While James has a great many valid points, i would point out the one glaring flaw of streaming is that you don't own it. At any time your favorite film can be altered and you have no control over it whatsoever. If you wanted say ET with FBI agents that still had Guns, or Star wars without added content.
That stuff rarely ever happens. It could happen more but its very uncommon. I'm pretty sure I can see the E.T with guns, though that small thing makes absolutely zero difference to me. Star Wars also zero difference. Disney is more risky with changing that stuff, though something like the original Dumbo they only changed that for their D+ streaming service.
It's the same with manga, a pet peeve I've had for years since Viz in particular harps on "illegal" scanlations, as if their digital vault structure is such that there's no way they won't remove something from it in the future or just never seemingly add something that shouldn't be difficult to negotiate a simple contract for. It's not terrible, but again, I like having digital files to reference rather than either flipping through a physical book or go through the digital angle which requires internet (unless you use a tablet often, which I don't and even then that's a separate purchase from physical volumes if you also want those)
Jim Duggan it happens all the time. Even recently, with the cropped Simpsons and missing South Park episodes on Netflix. People watch altered versions of everything and don’t even notice.
The one thing about streaming that I'm not comfortable with, at all, is that you don't own anything, and you have to be connected to the internet. What happens, when in 10-20 years the conracts expire, maybe a company goes bankrupt, and it's all gone? With physical media if you bought it, it's yours, you can watch it any time. Not to mention, with physical media, companies can't hide old versions and old movies such as Song of the South or the original, non-special-edition Star Wars.
This is the same issue video games are going to be facing very soon. Also, there is the fact that UHD Blu-rays have superior image quality compared to 4K streaming.
Cutter Elf They’re making all of the video game sections at stores much, much smaller. Before you know it, there won’t be any video game discs in stores. I’m predicting that will happen when or a little after the new consoles release.
You can download all your digital purchases and thus you own it forever. You can back up that download to multiple drives as well and use it for offline play. Problem solved. Digital is better.
@Parody Poops That happened to me with the game Marvel Heroes. Created by the team who made Diablo 2, the game was probably the best Marvel game ever made, but you had to be online to play it since it technically was an MMO. Disney shut it down because the game's co-director was an asshole (not sure specifics, but iirc, it was warranted) and never made an offline version of the game.

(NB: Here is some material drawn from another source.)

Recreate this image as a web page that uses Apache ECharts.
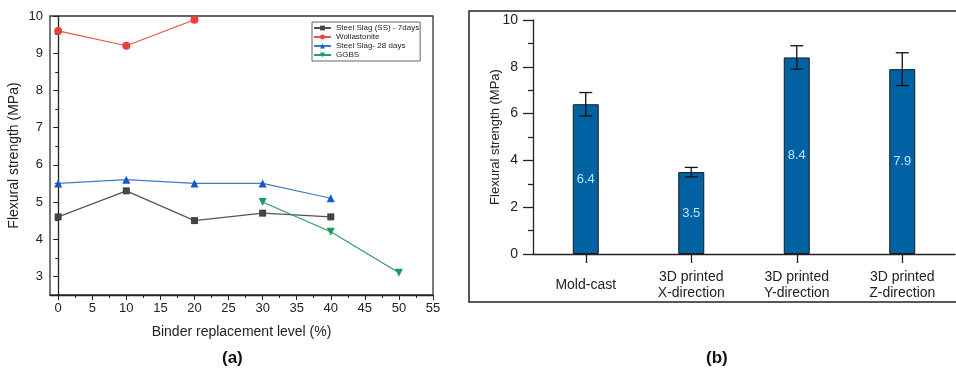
<!DOCTYPE html>
<html><head><meta charset="utf-8">
<script src="https://cdn.jsdelivr.net/npm/echarts@6/dist/echarts.min.js"></script>
<style>html,body{margin:0;padding:0;background:#fff}#c{width:956px;height:371px}</style>
</head><body><div id="c"></div>
<script>
// ---- Panel (a) data ----
const levels = [0, 10, 20, 30, 40, 50];
const ss7days = [4.6, 5.3, 4.5, 4.7, 4.6, null];
const wollastonite = [9.6, 9.2, 9.9, null, null, null];
const ss28days = [5.5, 5.6, 5.5, 5.5, 5.1, null];
const ggbs = [null, null, null, 5.0, 4.2, 3.1];
const seriesNamesA = ['Steel Slag (SS) - 7days', 'Wollastonite', 'Steel Slag- 28 days', 'GGBS'];
const xTicksA = [0, 5, 10, 15, 20, 25, 30, 35, 40, 45, 50, 55];
const xMinorA = [2.5, 7.5, 12.5, 17.5, 22.5, 27.5, 32.5, 37.5, 42.5, 47.5, 52.5];
const yTicksA = [3, 4, 5, 6, 7, 8, 9, 10];
const yMinorA = [3.5, 4.5, 5.5, 6.5, 7.5, 8.5, 9.5];

// ---- Panel (b) data ----
const categoriesB = ['Mold-cast', '3D printed\nX-direction', '3D printed\nY-direction', '3D printed\nZ-direction'];
const strengthB = [6.4, 3.5, 8.4, 7.9];
const errorB = [0.5, 0.2, 0.5, 0.7];

const FONT = '"Liberation Sans", Arial, sans-serif';
const pairs = arr => levels.map((x, i) => arr[i] == null ? null : [x, arr[i]]).filter(p => p);

const chart = echarts.init(document.getElementById('c'), null, {renderer: 'canvas'});
const axisLineStyle = {color: '#222', width: 1.3};

const option = {
  animation: false,
  textStyle: {fontFamily: FONT},
  grid: [
    {left: 50, right: 523, top: 16, bottom: 76, show: true, borderColor: '#333', borderWidth: 1.3, backgroundColor: 'transparent'},
    {left: 533, right: 1, top: 20, bottom: 117}
  ],
  legend: {
    data: seriesNamesA,
    orient: 'vertical', left: 312, top: 22,
    itemWidth: 17, itemHeight: 6, itemGap: 1,
    padding: [2, 1, 2, 1],
    borderColor: '#666', borderWidth: 1,
    textStyle: {fontSize: 8, lineHeight: 8, color: '#222', fontFamily: FONT}
  },
  xAxis: [
    {type: 'value', gridIndex: 0, min: -1.2, max: 55,
     name: 'Binder replacement level (%)', nameLocation: 'middle', nameGap: 30,
     nameTextStyle: {fontSize: 14, color: '#222'},
     axisLine: {lineStyle: axisLineStyle},
     axisTick: {show: true, length: 5, customValues: xTicksA, lineStyle: {color: '#222'}},
     axisLabel: {customValues: xTicksA, fontSize: 13, color: '#222', margin: 7},
     splitLine: {show: false}},
    {type: 'value', gridIndex: 0, min: -1.2, max: 55, position: 'bottom',
     axisLine: {show: false},
     axisTick: {show: true, length: 3, customValues: xMinorA, lineStyle: {color: '#222'}},
     axisLabel: {show: false}, splitLine: {show: false}},
    {type: 'category', gridIndex: 1, data: categoriesB, boundaryGap: true,
     axisLine: {lineStyle: axisLineStyle},
     axisTick: {show: true, alignWithLabel: true, length: 9, lineStyle: {color: '#222', width: 1.3}},
     axisLabel: {fontSize: 14, color: '#222', margin: 31, verticalAlign: 'middle', lineHeight: 16, interval: 0}}
  ],
  yAxis: [
    {type: 'value', gridIndex: 0, min: 2.5, max: 10,
     name: 'Flexural strength (MPa)', nameLocation: 'middle', nameGap: 29,
     nameTextStyle: {fontSize: 14, color: '#222'},
     axisLine: {show: true, lineStyle: axisLineStyle},
     axisTick: {show: true, length: 5, customValues: yTicksA, lineStyle: {color: '#222'}},
     axisLabel: {customValues: yTicksA, fontSize: 13, color: '#222', margin: 7},
     splitLine: {show: false}},
    {type: 'value', gridIndex: 0, min: 2.5, max: 10, position: 'left',
     axisLine: {show: false},
     axisTick: {show: true, length: 3, customValues: yMinorA, lineStyle: {color: '#222'}},
     axisLabel: {show: false}, splitLine: {show: false}},
    {type: 'value', gridIndex: 1, min: 0, max: 10, interval: 2,
     name: 'Flexural strength (MPa)', nameLocation: 'middle', nameGap: 31, nameMoveOverlap: false,
     nameTextStyle: {fontSize: 13, color: '#222'},
     axisLine: {show: true, lineStyle: axisLineStyle},
     axisTick: {show: true, length: 10, lineStyle: {color: '#222', width: 1.3}},
     minorTick: {show: true, splitNumber: 2, length: 5, lineStyle: {color: '#222', width: 1.3}},
     axisLabel: {fontSize: 14, color: '#222', margin: 15},
     splitLine: {show: false}}
  ],
  series: [
    {name: seriesNamesA[0], type: 'line', xAxisIndex: 0, yAxisIndex: 0, data: pairs(ss7days),
     symbol: 'rect', symbolSize: 7, lineStyle: {color: '#555', width: 1.2}, itemStyle: {color: '#444'}},
    {name: seriesNamesA[1], type: 'line', xAxisIndex: 0, yAxisIndex: 0, data: pairs(wollastonite),
     symbol: 'circle', symbolSize: 8, lineStyle: {color: '#e8524c', width: 1.2}, itemStyle: {color: '#e8403a'}},
    {name: seriesNamesA[2], type: 'line', xAxisIndex: 0, yAxisIndex: 0, data: pairs(ss28days),
     symbol: 'triangle', symbolSize: 8, lineStyle: {color: '#3d7acb', width: 1.2}, itemStyle: {color: '#1558c8'}},
    {name: seriesNamesA[3], type: 'line', xAxisIndex: 0, yAxisIndex: 0, data: pairs(ggbs),
     symbol: 'triangle', symbolRotate: 180, symbolSize: 8, lineStyle: {color: '#2e9a66', width: 1.2}, itemStyle: {color: '#1f9a5a'}},
    {type: 'bar', xAxisIndex: 2, yAxisIndex: 2, data: strengthB, barWidth: 26,
     itemStyle: {color: '#0061a3', borderColor: '#1a1a1a', borderWidth: 1},
     label: {show: true, position: 'inside', color: '#b8e4ff', fontSize: 13, fontFamily: FONT}},
    {type: 'custom', xAxisIndex: 2, yAxisIndex: 2, z: 5,
     data: strengthB.map((v, i) => [i, v - errorB[i], v + errorB[i]]),
     renderItem: function (params, api) {
       const lo = api.coord([api.value(0), api.value(1)]);
       const hi = api.coord([api.value(0), api.value(2)]);
       const hw = 6.5;
       const st = {stroke: '#111', lineWidth: 1.3};
       return {type: 'group', children: [
         {type: 'line', shape: {x1: hi[0], y1: hi[1], x2: lo[0], y2: lo[1]}, style: st},
         {type: 'line', shape: {x1: hi[0] - hw, y1: hi[1], x2: hi[0] + hw, y2: hi[1]}, style: st},
         {type: 'line', shape: {x1: lo[0] - hw, y1: lo[1], x2: lo[0] + hw, y2: lo[1]}, style: st}
       ]};
     }}
  ],
  graphic: [
    {type: 'rect', shape: {x: 469, y: 11, width: 490, height: 291}, style: {fill: 'none', stroke: '#222', lineWidth: 1.5}, silent: true},
    {type: 'text', left: 222, top: 350, style: {text: '(a)', font: 'bold 17px "Liberation Sans", Arial, sans-serif', fill: '#111'}},
    {type: 'text', left: 706, top: 350, style: {text: '(b)', font: 'bold 17px "Liberation Sans", Arial, sans-serif', fill: '#111'}}
  ]
};
chart.setOption(option);
</script>
</body></html>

@Parody Poops DRM sucks, fortunately for me most of the single player games I have are playable offline and like numptyur said I create a backup of them and if a wanna play them in another pc without and internet connection I install them and problem solved. The only game a like with always online is NFS 2015, and I think EA with origin is the main douche with the always online thing
I can't agree with streaming being better. More convenient, yes, but the video is always overcompressed. For brightly-lit scenes without motion streaming is usually okay, but watch a movie with lots of action scenes with lots of dynamic range in the lighting ("Aliens" for instance) and you'll quickly see all sorts of visual artifacts. ESPECIALLY banding -- god I hate banding so much. Not to mention dark areas where the screen turns into lots of grey macroblocks like you're watching a bunch of square gravel.
@@youknowwho9247 It's not my connection, it's their decision to save on bandwidth costs (and reduce complaints from users who go over their bandwidth caps). They intentionally use more compressed encodes. They make a business decision to use a "good enough" bitrate.

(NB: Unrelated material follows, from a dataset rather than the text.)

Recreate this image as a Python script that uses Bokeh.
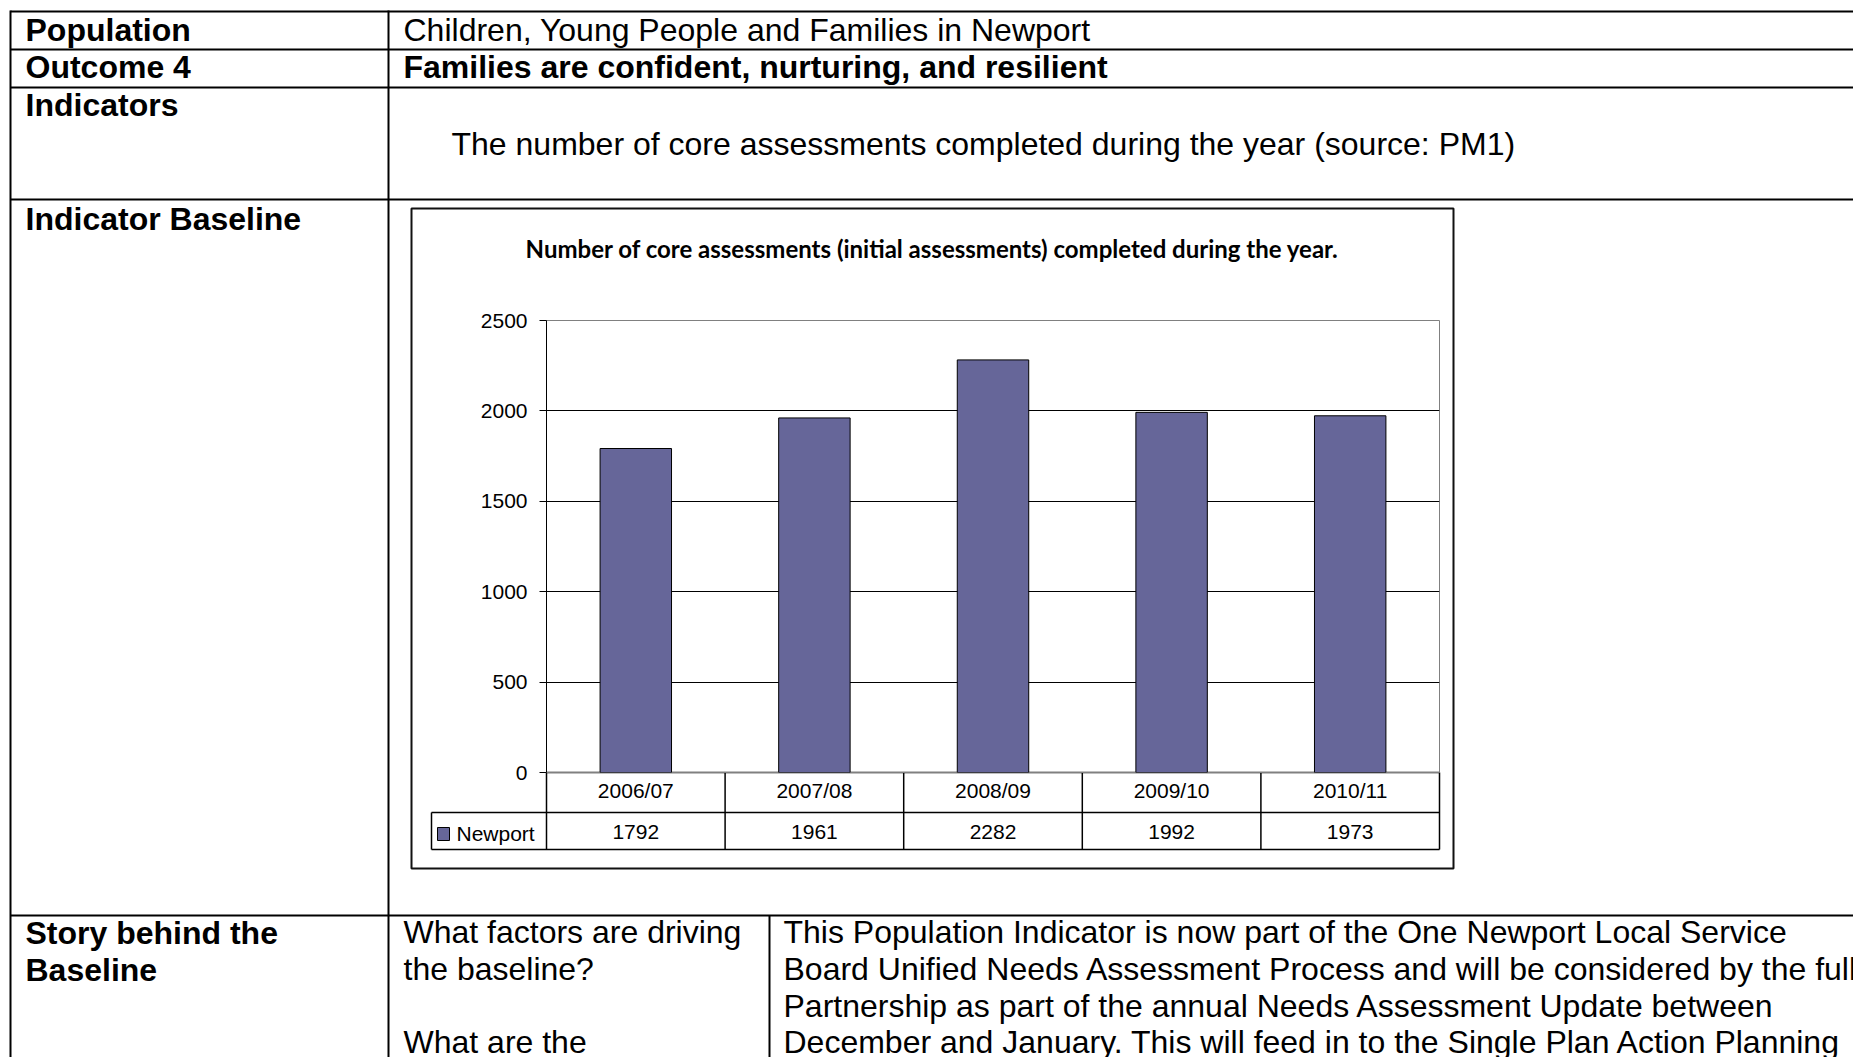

Time is the most crucial factor in backing up physical media, honestly... your best bet is to save and old computer when you upgrade and just use it to back up stuff here and there as you have time, but just leave it to do the automated steps while you're working on something else. Also, you're gonna need a buttload of hard drive space if you want it to look halfway decent.
He wears so much makeup for these it's distracting. I understand you need some because the lighting will make you look like a ghoul, but do really need a full face of foundation?

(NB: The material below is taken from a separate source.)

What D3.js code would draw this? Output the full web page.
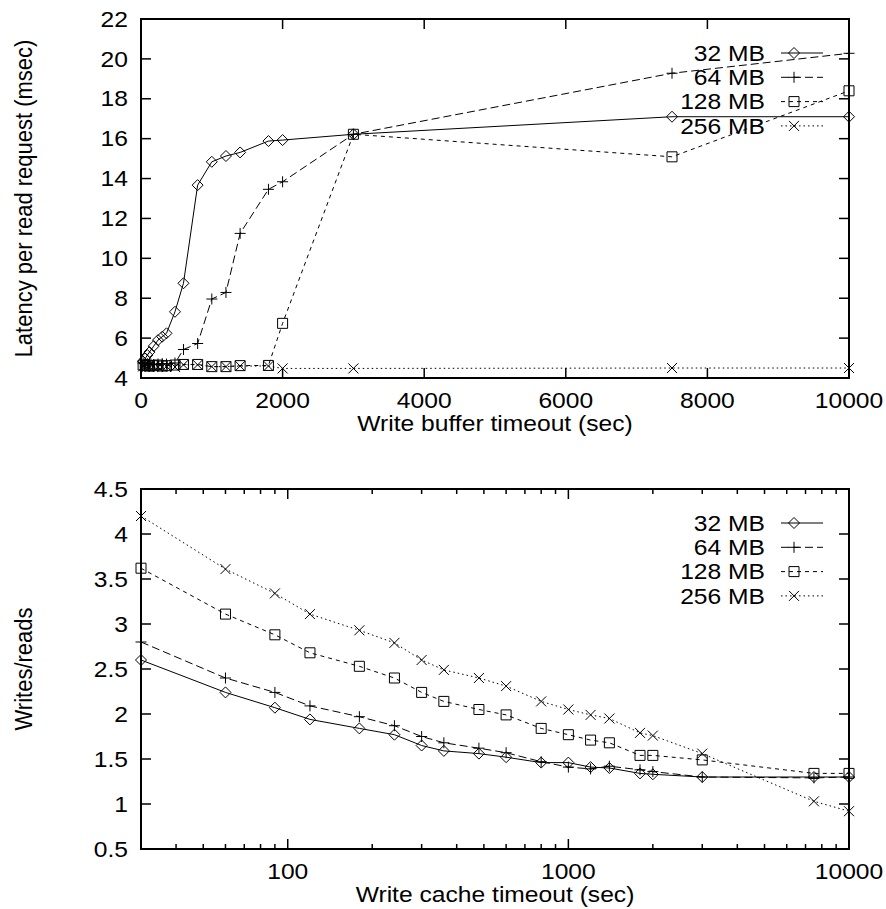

The steaming version of a movie is not always the original version. Streaming services are renowned for editing versions to please the "woke" generations.
Daniel Lado I think streaming is starting to slowly faze out DVDs and Blu-Rays too, because a lot of people don’t like to bother with buying a physical movie when they can just look it up on their stream service
my thought exactly... blurays suck.... BUT NOT TO RELEASE MY SHOW AVGN.... THOSE ARE GOLD.... THOSE ARE REALLY A TREASURE.... OK so why don't you release them on DVD or VHS... could it be that on DVD it would be more discs... and the discs are easily damaged with scratches? VHS of course because few people have VHS working on their houses.
The magnetic tape would have to be about a foot wide. The cassettes would be hilariously massive and the VCR would be the size of a refrigerator. That's awesome and I approve.
For real. Some DVDs even had GAMES in the menus. Straight up games you'd play with the remote. I seem to recall a whole choose your own adventure type game in a DVD I saw at my aunt's during Christmas in the 2000's.
I'm reminded of the hidden video clips in _The Lord of the Rings: Extended Edition_ discs, such as Dominic's "mock interview" of Elijah. _"Have you worn wigs?" "No…" "Will you wear wigs?" "Maybe?" "When will you wear wigs?"_
I remember there were these hidden messages in the menus of the national treasure dvd and it was a combination to a secret menu with dvd-rom options and it was great lol
“You don’t truly know what you have till it’s gone” Why do I get the feelings that’s how most people who say physical media is stupid are gonna feel when everything becomes digital?
as long as I can continue to download files and rip my movies, I don't care what happens. digital media isn't mine unless it's on own hard drive and it can't be removed at the will of some corporate exec
I love how people keep saying “old man yells at new technology” in the comments, but then in the video James defends streaming lol. Isn’t that the most modern way to watch things?